Totalmente incompatible

     Hay que tener en cuenta que Jesús no pone como ejemplo para sus discípulos al administrador. Este «administrador de lo injusto» pertenece al mundo, es decir, es partidario de mantener el orden social que Jesús quiere cambiar. Pero, dentro de su mundo, sabe elegir lo que más vale, aunque para ello tenga que perder algo de menos valor.
     A los seguidores y simpatizantes de Jesús les debió resultar difícil de entender la exigencia de renunciar a la riqueza; en una sociedad como ésta (ésta, la contemporánea a la narración evangélica, y ésta, la nuestra), quedarse sin dinero es quedarse sin ningún recurso para sobrevivir. Esto es lo que Jesús niega: para sobrevivir todos, y para vivir como seres humanos, el dinero, convertido en absoluto, no ayuda, estorba; sobreviviremos más y viviremos mejor si elegimos, en lugar del dinero, al Padre, Dios del amor y la liberación. No se trata de renunciar a la riqueza para sufrir y así hacerse agradables a Dios (entre otras cosas, porque el Padre de Jesús no se goza en el sufrimiento de nadie). Ni siquiera se trata de renunciar al dinero en cuanto mero instrumento de intercambio, que podemos compartir solidariamente. Se trata de renunciar a una organización egoísta de la sociedad, centrada en el afán de riqueza y en la que sólo viven unos pocos, para sustituirla por una organización mejor, más solidaria, con el Padre Dios en el centro y en la que, viviendo todos como hijos de ese Padre y todos como hermanos, se pueda ir construyendo la felicidad común.
     Se trata de optar entre el modelo de mundo de ese 1% de acaudalados y el modelo de humanidad contenido en el mensaje de Jesús de Nazaret, modelos absolutamente incompatibles.

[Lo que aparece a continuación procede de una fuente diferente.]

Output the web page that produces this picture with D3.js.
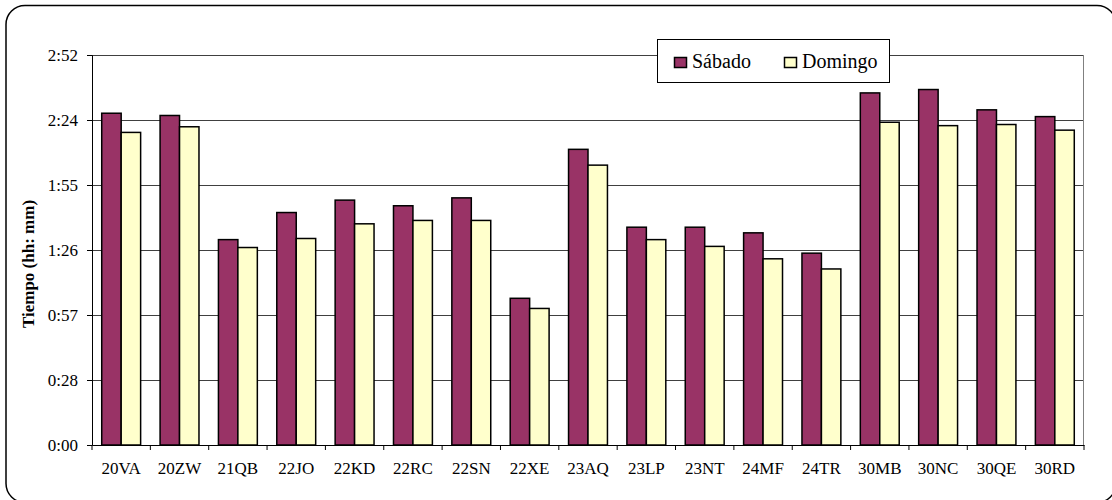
<!DOCTYPE html>
<html>
<head>
<meta charset="utf-8">
<script src="https://cdn.jsdelivr.net/npm/d3@7"></script>
<style>
  body { margin: 0; background: #fff; }
  svg { display: block; }
  svg text { font-family: "Liberation Serif", "Times New Roman", serif; }
</style>
</head>
<body>
<svg id="chart" width="1112" height="500"></svg>
<script>
// tiempos en minutos
var categories = ['20VA', '20ZW', '21QB', '22JO', '22KD', '22RC', '22SN', '22XE', '23AQ',
  '23LP', '23NT', '24MF', '24TR', '30MB', '30NC', '30QE', '30RD'];
var sabado = [147, 146, 91, 103, 108.5, 106, 109.5, 65, 131, 96.5, 96.5, 94, 85, 156, 157.5, 148.5, 145.5];
var domingo = [138.5, 141, 87.5, 91.5, 98, 99.5, 99.5, 60.5, 124, 91, 88, 82.5, 78, 143, 141.5, 142, 139.5];
var seriesNames = ['Sábado', 'Domingo'];
var seriesColors = ['#993366', '#FFFFCC'];
var yTicks = [0, 28.8, 57.6, 86.4, 115.2, 144, 172.8];

(function () {
  var plotLeft = 92, plotRight = 1084, plotTop = 55, plotBottom = 445;
  var serif = '"Liberation Serif", "Times New Roman", serif';

  var svgRoot = d3.select('#chart');

  var fmtTime = function (m) {
    var h = Math.floor(m / 60 + 1e-9);
    var mm = Math.floor(m - h * 60 + 1e-9);
    return h + ':' + (mm < 10 ? '0' : '') + mm;
  };

  var x = d3.scaleBand().domain(categories).range([plotLeft, plotRight]).padding(0);
  var xSub = d3.scaleBand().domain(seriesNames).range([0, x.bandwidth()])
    .paddingInner(0).paddingOuter(0.5);
  var y = d3.scaleLinear().domain([0, 172.8]).range([plotBottom, plotTop]);

  // marco exterior
  svgRoot.append('rect')
    .attr('x', 6).attr('y', 5.5)
    .attr('width', 1110).attr('height', 497)
    .attr('rx', 19).attr('ry', 19)
    .attr('fill', 'none')
    .attr('stroke', '#000')
    .attr('stroke-width', 1.5);

  // lineas de division
  svgRoot.append('g')
    .selectAll('line')
    .data(yTicks.slice(1))
    .enter()
    .append('line')
    .attr('x1', plotLeft).attr('x2', plotRight)
    .attr('y1', function (d) { return Math.round(y(d)) + 0.5; })
    .attr('y2', function (d) { return Math.round(y(d)) + 0.5; })
    .attr('stroke', '#404040');

  svgRoot.append('line')
    .attr('x1', plotRight - 0.5).attr('x2', plotRight - 0.5)
    .attr('y1', plotTop).attr('y2', plotBottom)
    .attr('stroke', '#808080');

  // barras
  var data = categories.map(function (c, i) {
    return { cat: c, values: [sabado[i], domingo[i]] };
  });

  var groups = svgRoot.append('g')
    .selectAll('g')
    .data(data)
    .enter()
    .append('g')
    .attr('transform', function (d) { return 'translate(' + x(d.cat) + ',0)'; });

  groups.selectAll('rect')
    .data(function (d) {
      return d.values.map(function (v, j) { return { key: seriesNames[j], value: v, color: seriesColors[j] }; });
    })
    .enter()
    .append('rect')
    .attr('x', function (d) { return xSub(d.key); })
    .attr('y', function (d) { return y(d.value); })
    .attr('width', xSub.bandwidth())
    .attr('height', function (d) { return plotBottom - y(d.value); })
    .attr('fill', function (d) { return d.color; })
    .attr('stroke', '#000')
    .attr('stroke-width', 1.5);

  // eje y
  var yAxis = svgRoot.append('g')
    .attr('transform', 'translate(' + plotLeft + ',0)')
    .call(d3.axisLeft(y).tickValues(yTicks).tickFormat(fmtTime).tickSize(5).tickPadding(9));
  yAxis.attr('font-family', null);
  yAxis.select('.domain').attr('stroke', '#000');
  yAxis.selectAll('text')
    .style('font-size', '17px')
    .style('font-family', serif)
    .attr('fill', '#000');

  // eje x
  var xAxis = svgRoot.append('g')
    .attr('transform', 'translate(0,' + plotBottom + ')')
    .call(d3.axisBottom(x).tickSize(0).tickPadding(17));
  xAxis.attr('font-family', null);
  xAxis.select('.domain').attr('stroke', '#000');
  xAxis.selectAll('text')
    .style('font-size', '17px')
    .style('font-family', serif)
    .attr('fill', '#000');

  svgRoot.append('g')
    .selectAll('line')
    .data(categories.map(function (c) { return x(c); }).concat([plotRight]))
    .enter()
    .append('line')
    .attr('x1', function (d) { return d; })
    .attr('x2', function (d) { return d; })
    .attr('y1', plotBottom).attr('y2', plotBottom + 5)
    .attr('stroke', '#000');

  // titulo eje y
  svgRoot.append('text')
    .attr('transform', 'translate(34,264) rotate(-90)')
    .attr('text-anchor', 'middle')
    .style('font-family', serif)
    .style('font-size', '17px')
    .style('font-weight', 'bold')
    .text('Tiempo (hh: mm)');

  // leyenda
  var legend = svgRoot.append('g');
  legend.append('rect')
    .attr('x', 657.5).attr('y', 39.5)
    .attr('width', 232).attr('height', 43)
    .attr('fill', '#fff')
    .attr('stroke', '#000');

  var legendX = [674, 784];
  seriesNames.forEach(function (name, i) {
    legend.append('rect')
      .attr('x', legendX[i] + 0.5).attr('y', 57.5)
      .attr('width', 12).attr('height', 10)
      .attr('fill', seriesColors[i])
      .attr('stroke', '#000')
      .attr('stroke-width', 1.5);
    legend.append('text')
      .attr('x', legendX[i] + 18)
      .attr('y', 68)
      .style('font-family', serif)
      .style('font-size', '20px')
      .text(name);
  });
})();
</script>
</body>
</html>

     Por eso no es posible someterse a las leyes del dinero y pretender, al mismo tiempo, construir un mundo mejor para todos, no se puede hacer del dinero un dios y considerar al mismo tiempo Padre Nuestro al Dios de Jesús; es imposible dedicarse a almacenar riqueza y vivir el mensaje de amor y solidaridad que brota de la noticia que dice que Dios es Padre de cuantos quieran vivir como hermanos. No se puede, aunque nos pongan como ejemplo a imitar a algunos que así lo han intentado. No, no es posible.
     La moraleja de esta parábola podría, pues, resumirse así: es de personas inteligentes renunciar a lo que tiene poco valor, el dinero, a cambio de lo que realmente vale: que los hombres podamos vivir como hermanos, hijos de un mismo Padre, único y verdadero Dios, incompatible con cualquier otro dios que sea causa o justifique o consienta la desigualdad, la injusticia, la pobreza, la esclavitud, la opresión.

     El mundo que el evangelio nos propone construir no es un mundo de pobres, sino un mundo sin pobres; y para eso, nos dice, es necesario que sea un mundo sin ricos. Y esto vale tanto para los individuos cuanto- o quizá más- para los pueblos y las naciones.